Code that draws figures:
--- BEGIN ---
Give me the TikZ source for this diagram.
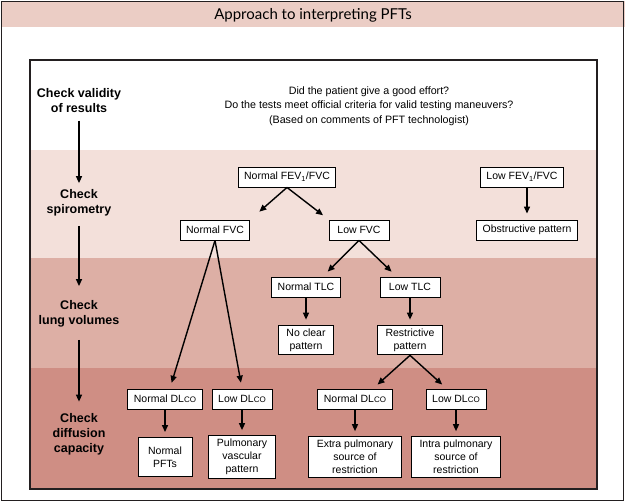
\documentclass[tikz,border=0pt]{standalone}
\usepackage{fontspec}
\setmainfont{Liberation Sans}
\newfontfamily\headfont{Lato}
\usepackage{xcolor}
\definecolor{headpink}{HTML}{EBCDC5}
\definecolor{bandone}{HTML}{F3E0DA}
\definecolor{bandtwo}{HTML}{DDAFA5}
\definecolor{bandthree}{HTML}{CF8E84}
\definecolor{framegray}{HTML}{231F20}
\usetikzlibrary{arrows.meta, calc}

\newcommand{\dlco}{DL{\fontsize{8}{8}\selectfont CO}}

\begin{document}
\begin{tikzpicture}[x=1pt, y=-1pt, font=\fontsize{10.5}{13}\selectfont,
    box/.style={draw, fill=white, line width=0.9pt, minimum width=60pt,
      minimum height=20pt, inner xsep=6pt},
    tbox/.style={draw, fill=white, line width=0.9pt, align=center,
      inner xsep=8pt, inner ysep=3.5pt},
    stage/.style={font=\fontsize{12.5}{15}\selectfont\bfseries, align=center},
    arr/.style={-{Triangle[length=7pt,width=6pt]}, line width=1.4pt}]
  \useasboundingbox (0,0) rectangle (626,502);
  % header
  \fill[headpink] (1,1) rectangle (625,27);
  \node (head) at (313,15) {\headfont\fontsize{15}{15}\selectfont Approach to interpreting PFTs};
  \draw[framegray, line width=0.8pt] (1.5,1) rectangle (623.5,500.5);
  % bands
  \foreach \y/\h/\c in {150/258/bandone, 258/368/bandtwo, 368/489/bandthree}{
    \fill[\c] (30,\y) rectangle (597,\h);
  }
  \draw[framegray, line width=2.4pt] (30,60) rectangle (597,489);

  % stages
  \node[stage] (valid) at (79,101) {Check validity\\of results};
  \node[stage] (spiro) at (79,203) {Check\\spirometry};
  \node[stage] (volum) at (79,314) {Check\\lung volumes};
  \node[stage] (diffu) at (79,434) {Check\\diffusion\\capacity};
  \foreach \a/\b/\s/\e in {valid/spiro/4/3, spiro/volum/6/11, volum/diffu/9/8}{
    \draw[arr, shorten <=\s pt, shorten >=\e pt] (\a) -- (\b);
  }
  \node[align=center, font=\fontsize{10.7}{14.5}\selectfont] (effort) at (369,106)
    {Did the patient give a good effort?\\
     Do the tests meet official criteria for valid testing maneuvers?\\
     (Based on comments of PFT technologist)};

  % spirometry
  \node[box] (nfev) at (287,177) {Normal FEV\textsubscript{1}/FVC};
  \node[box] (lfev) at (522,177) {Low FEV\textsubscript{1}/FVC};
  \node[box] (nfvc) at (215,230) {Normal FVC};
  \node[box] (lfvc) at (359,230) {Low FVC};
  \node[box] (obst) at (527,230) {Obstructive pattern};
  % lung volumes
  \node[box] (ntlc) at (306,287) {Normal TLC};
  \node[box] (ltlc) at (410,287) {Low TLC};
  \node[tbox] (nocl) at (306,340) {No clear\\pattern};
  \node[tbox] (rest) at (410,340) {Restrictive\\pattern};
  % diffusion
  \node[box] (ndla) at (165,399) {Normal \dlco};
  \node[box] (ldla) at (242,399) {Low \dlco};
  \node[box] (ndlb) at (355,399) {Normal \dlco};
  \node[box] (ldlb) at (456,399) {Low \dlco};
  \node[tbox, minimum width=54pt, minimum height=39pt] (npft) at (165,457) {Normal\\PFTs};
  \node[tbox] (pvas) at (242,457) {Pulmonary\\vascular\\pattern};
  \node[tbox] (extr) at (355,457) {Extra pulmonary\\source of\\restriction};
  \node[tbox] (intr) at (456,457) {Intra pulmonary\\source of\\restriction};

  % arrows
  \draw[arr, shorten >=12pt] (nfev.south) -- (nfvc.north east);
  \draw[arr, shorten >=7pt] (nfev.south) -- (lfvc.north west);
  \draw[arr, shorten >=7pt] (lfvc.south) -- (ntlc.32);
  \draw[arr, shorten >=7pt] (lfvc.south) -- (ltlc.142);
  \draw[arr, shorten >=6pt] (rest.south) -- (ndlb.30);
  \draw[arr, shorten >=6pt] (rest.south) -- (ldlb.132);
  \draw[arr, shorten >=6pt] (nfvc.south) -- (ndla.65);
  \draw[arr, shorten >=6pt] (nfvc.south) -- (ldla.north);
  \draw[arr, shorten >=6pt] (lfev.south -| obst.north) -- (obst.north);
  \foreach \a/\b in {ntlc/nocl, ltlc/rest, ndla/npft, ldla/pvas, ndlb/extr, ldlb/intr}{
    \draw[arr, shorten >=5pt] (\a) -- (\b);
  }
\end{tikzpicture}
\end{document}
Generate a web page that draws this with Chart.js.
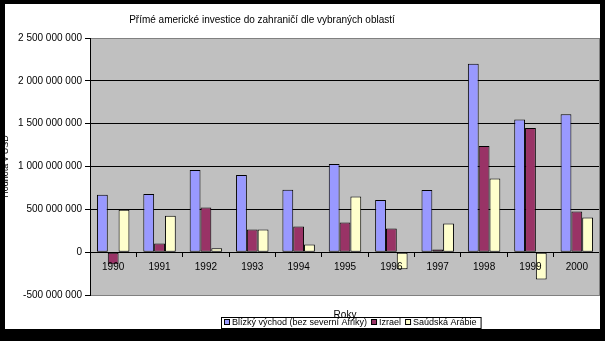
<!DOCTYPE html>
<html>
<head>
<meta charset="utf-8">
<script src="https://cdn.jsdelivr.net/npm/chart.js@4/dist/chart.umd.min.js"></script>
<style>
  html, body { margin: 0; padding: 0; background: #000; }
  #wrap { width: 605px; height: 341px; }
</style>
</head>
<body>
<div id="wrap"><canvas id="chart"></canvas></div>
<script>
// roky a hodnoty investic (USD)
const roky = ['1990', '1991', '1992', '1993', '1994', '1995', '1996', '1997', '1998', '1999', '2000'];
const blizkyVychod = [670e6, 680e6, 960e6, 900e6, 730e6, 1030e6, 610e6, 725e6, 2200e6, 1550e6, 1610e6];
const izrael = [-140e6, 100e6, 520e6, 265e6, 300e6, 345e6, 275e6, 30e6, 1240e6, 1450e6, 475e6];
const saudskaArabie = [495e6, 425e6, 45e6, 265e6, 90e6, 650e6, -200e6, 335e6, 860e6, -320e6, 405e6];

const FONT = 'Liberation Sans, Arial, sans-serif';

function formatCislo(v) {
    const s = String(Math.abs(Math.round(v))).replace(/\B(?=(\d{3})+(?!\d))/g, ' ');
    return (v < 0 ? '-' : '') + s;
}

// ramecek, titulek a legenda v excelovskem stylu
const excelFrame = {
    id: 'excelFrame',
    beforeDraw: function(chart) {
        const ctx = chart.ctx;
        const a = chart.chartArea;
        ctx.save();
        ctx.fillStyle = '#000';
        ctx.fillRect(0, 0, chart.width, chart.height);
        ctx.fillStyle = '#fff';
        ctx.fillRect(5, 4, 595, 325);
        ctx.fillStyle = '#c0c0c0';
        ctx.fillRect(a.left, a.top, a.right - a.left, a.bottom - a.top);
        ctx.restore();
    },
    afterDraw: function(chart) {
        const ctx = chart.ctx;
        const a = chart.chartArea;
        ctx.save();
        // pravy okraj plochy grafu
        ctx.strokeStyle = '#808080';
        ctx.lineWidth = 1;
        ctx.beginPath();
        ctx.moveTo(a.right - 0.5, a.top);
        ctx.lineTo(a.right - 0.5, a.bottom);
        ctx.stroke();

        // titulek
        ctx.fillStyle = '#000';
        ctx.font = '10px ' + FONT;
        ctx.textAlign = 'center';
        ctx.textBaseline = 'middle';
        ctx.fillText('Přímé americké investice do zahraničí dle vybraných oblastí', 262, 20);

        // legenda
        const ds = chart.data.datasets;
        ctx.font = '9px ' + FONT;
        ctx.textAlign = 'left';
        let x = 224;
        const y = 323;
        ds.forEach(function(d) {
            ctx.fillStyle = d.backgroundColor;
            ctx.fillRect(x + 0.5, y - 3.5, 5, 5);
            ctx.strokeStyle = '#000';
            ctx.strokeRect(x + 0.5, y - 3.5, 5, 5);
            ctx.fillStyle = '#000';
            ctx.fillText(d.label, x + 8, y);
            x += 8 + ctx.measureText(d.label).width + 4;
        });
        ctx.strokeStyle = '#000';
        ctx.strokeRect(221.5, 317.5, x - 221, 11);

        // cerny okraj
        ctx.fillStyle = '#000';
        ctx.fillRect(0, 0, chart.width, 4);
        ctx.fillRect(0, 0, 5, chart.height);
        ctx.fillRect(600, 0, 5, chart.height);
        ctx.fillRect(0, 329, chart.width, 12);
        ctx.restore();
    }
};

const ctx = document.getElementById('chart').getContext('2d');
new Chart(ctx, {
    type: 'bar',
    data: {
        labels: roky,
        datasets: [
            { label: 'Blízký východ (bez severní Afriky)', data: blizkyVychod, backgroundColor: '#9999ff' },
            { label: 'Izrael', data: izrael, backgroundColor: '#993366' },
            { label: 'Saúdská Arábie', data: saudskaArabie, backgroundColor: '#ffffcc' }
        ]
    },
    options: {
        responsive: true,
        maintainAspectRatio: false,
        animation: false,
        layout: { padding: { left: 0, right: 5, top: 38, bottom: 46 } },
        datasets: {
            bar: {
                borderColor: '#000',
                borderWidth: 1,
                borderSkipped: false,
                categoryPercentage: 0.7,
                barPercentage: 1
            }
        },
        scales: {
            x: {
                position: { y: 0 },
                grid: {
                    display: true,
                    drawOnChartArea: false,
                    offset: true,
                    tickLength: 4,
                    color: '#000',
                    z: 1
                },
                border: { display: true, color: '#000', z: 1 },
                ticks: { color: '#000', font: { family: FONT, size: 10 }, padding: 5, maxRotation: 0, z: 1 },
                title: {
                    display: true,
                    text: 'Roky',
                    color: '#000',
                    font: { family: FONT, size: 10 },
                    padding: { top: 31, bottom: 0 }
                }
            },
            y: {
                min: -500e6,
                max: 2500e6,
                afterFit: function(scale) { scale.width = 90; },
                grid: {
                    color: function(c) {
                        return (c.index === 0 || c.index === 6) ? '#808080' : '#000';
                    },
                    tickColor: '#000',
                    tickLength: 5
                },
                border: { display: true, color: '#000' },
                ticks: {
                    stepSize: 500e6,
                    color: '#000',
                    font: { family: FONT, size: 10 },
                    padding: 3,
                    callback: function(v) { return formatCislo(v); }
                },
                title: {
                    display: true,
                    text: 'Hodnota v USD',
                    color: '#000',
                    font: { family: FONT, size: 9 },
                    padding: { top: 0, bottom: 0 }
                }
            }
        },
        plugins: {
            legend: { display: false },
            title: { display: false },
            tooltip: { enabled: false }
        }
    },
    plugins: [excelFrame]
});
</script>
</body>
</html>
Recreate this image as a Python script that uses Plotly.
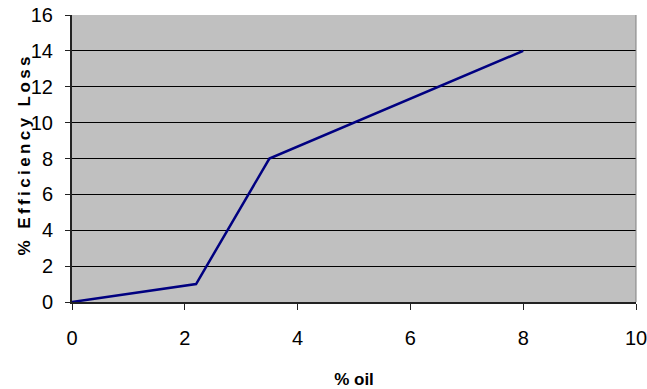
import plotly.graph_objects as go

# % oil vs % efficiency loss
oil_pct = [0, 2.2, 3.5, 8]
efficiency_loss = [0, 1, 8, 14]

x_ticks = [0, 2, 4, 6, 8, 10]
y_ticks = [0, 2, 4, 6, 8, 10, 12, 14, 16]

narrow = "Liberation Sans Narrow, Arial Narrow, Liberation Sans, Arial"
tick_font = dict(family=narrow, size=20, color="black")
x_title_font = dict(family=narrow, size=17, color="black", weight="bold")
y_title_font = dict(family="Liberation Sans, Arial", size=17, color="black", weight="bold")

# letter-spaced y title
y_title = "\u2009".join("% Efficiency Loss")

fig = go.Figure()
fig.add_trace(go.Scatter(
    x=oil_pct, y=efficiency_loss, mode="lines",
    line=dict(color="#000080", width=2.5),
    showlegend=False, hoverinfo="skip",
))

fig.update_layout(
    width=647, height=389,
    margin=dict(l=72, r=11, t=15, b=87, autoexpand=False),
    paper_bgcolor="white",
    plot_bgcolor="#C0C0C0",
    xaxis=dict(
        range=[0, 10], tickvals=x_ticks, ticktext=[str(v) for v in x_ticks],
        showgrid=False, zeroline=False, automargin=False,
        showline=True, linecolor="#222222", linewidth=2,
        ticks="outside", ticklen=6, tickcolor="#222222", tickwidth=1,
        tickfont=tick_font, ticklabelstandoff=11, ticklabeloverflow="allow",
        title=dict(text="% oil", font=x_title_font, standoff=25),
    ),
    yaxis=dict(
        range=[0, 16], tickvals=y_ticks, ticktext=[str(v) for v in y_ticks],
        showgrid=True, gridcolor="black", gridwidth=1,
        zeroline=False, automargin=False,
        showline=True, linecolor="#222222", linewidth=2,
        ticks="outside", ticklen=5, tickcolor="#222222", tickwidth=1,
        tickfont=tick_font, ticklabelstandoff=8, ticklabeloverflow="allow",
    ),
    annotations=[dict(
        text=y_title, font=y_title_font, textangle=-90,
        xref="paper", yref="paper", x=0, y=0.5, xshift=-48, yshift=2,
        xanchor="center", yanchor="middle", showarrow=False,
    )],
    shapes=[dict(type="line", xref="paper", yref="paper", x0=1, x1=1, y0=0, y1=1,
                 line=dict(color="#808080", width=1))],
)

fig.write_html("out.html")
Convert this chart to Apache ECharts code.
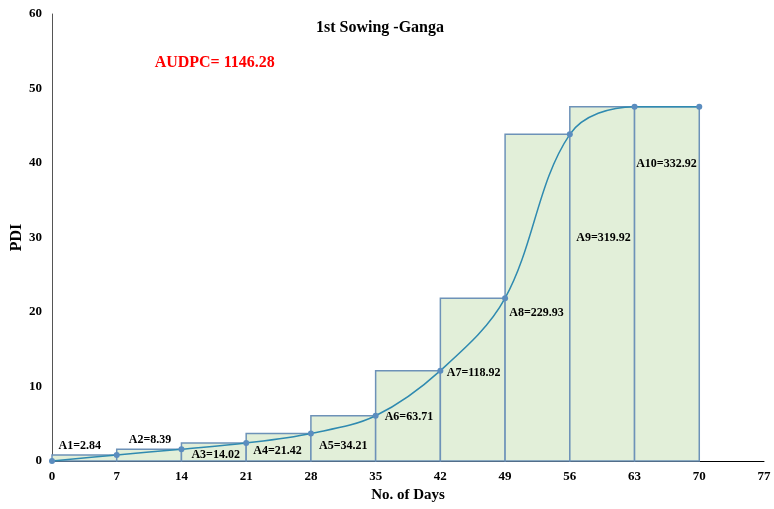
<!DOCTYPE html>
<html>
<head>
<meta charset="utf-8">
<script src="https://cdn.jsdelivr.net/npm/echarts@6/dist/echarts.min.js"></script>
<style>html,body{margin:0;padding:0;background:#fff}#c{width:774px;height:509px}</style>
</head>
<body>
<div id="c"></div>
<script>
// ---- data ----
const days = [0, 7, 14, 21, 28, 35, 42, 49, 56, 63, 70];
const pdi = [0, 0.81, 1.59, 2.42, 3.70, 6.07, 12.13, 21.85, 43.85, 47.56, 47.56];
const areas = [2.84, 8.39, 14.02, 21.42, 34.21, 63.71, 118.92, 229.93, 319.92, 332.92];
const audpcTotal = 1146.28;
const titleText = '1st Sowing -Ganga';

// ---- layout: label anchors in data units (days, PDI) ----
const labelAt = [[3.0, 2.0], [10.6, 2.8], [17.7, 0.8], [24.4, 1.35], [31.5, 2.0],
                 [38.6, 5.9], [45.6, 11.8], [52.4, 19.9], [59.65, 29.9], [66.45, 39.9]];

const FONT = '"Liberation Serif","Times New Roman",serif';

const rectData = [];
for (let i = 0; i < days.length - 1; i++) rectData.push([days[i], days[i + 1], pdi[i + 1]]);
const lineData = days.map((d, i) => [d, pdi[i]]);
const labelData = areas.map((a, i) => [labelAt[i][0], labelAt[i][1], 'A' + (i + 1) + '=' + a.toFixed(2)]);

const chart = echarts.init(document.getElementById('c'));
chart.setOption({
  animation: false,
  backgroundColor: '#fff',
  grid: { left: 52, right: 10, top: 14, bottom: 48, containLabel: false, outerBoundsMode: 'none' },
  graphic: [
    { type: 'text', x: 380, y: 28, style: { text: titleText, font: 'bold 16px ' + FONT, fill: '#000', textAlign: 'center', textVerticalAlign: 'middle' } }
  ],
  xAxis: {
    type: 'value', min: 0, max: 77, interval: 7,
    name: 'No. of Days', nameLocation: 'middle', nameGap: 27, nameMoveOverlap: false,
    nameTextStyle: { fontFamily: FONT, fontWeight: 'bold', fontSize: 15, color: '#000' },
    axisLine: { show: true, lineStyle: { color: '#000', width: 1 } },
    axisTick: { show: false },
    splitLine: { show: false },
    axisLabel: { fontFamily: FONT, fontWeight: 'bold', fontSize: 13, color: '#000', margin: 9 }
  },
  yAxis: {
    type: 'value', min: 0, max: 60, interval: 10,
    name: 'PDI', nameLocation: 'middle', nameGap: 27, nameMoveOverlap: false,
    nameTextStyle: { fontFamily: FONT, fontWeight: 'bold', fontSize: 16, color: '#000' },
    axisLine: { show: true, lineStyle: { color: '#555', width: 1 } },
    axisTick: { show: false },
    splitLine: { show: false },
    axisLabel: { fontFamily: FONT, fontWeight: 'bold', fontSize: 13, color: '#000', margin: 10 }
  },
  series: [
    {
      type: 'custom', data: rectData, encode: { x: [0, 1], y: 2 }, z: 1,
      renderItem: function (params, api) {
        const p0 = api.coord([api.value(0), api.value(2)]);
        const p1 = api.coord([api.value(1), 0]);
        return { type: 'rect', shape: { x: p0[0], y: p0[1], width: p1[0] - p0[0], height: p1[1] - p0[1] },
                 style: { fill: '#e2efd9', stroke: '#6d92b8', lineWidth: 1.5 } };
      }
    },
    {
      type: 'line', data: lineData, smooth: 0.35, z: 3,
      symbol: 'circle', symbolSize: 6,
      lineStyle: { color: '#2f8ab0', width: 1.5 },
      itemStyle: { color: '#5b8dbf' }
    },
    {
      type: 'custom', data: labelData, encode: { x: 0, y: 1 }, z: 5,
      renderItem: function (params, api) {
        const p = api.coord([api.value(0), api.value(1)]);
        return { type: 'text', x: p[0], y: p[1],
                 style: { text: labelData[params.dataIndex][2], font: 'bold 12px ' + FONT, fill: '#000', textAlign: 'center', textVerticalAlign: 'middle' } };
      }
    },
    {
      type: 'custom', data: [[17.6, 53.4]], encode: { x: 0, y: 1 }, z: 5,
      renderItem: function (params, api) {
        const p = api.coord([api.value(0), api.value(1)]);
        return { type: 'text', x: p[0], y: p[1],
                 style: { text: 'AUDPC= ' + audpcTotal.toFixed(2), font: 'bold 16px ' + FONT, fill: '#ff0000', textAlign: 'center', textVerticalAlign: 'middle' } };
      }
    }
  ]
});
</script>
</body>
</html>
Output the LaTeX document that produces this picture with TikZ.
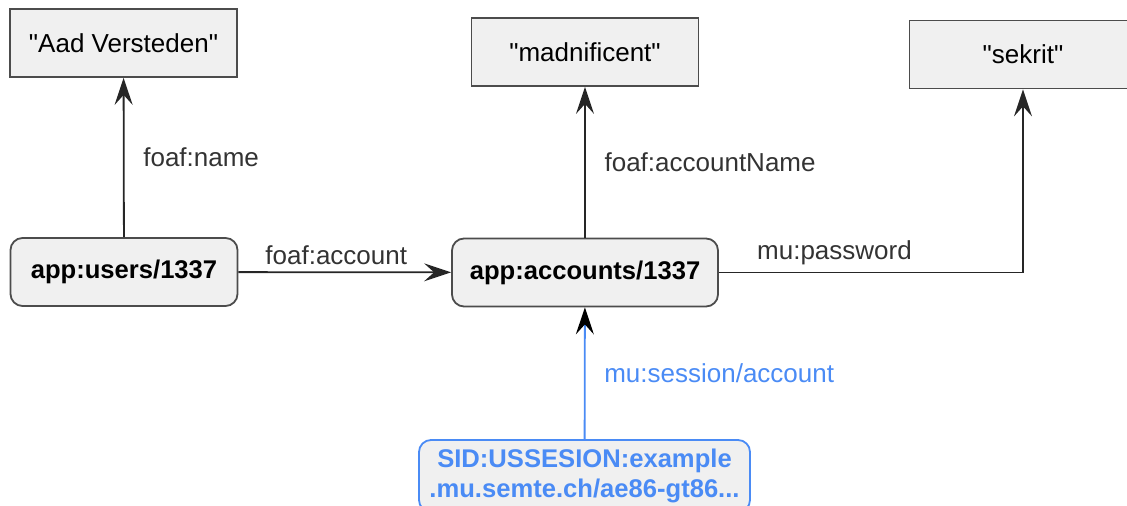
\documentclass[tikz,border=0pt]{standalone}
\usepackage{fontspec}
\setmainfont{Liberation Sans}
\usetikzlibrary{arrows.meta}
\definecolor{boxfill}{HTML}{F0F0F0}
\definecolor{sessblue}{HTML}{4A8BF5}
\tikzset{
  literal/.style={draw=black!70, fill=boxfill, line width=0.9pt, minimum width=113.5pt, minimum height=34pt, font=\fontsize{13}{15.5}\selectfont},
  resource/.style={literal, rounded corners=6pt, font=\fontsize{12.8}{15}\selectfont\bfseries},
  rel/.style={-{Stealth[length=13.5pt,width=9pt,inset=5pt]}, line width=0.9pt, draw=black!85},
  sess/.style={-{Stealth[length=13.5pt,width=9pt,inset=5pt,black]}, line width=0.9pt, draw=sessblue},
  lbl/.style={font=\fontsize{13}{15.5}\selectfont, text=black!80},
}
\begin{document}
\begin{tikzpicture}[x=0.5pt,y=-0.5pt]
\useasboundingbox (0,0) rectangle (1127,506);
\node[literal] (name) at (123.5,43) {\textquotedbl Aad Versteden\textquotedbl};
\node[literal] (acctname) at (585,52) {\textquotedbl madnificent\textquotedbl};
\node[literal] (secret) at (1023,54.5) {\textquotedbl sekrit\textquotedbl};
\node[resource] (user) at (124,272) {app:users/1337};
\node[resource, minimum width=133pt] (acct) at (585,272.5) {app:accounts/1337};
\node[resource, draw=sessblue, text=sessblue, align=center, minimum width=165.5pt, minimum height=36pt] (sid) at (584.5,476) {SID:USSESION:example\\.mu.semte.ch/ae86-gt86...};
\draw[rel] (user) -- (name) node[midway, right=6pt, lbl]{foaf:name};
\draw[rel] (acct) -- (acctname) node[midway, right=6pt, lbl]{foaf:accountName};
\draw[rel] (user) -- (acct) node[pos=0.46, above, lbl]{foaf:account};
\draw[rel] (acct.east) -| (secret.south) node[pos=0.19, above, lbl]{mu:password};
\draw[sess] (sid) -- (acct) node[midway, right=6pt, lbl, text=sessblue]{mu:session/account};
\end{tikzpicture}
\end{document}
--- END ---
### Task to carry out
Every line from the one containing "Convert this chart to Apache ECharts code." through the one containing "const labelData = areas.map((a, i)" should be quoted exactly, and no other lines; keep pictures out of the copy.

### Reply
Convert this chart to Apache ECharts code.
<!DOCTYPE html>
<html>
<head>
<meta charset="utf-8">
<script src="https://cdn.jsdelivr.net/npm/echarts@6/dist/echarts.min.js"></script>
<style>html,body{margin:0;padding:0;background:#fff}#c{width:774px;height:509px}</style>
</head>
<body>
<div id="c"></div>
<script>
// ---- data ----
const days = [0, 7, 14, 21, 28, 35, 42, 49, 56, 63, 70];
const pdi = [0, 0.81, 1.59, 2.42, 3.70, 6.07, 12.13, 21.85, 43.85, 47.56, 47.56];
const areas = [2.84, 8.39, 14.02, 21.42, 34.21, 63.71, 118.92, 229.93, 319.92, 332.92];
const audpcTotal = 1146.28;
const titleText = '1st Sowing -Ganga';

// ---- layout: label anchors in data units (days, PDI) ----
const labelAt = [[3.0, 2.0], [10.6, 2.8], [17.7, 0.8], [24.4, 1.35], [31.5, 2.0],
                 [38.6, 5.9], [45.6, 11.8], [52.4, 19.9], [59.65, 29.9], [66.45, 39.9]];

const FONT = '"Liberation Serif","Times New Roman",serif';

const rectData = [];
for (let i = 0; i < days.length - 1; i++) rectData.push([days[i], days[i + 1], pdi[i + 1]]);
const lineData = days.map((d, i) => [d, pdi[i]]);
const labelData = areas.map((a, i) => [labelAt[i][0], labelAt[i][1], 'A' + (i + 1) + '=' + a.toFixed(2)]);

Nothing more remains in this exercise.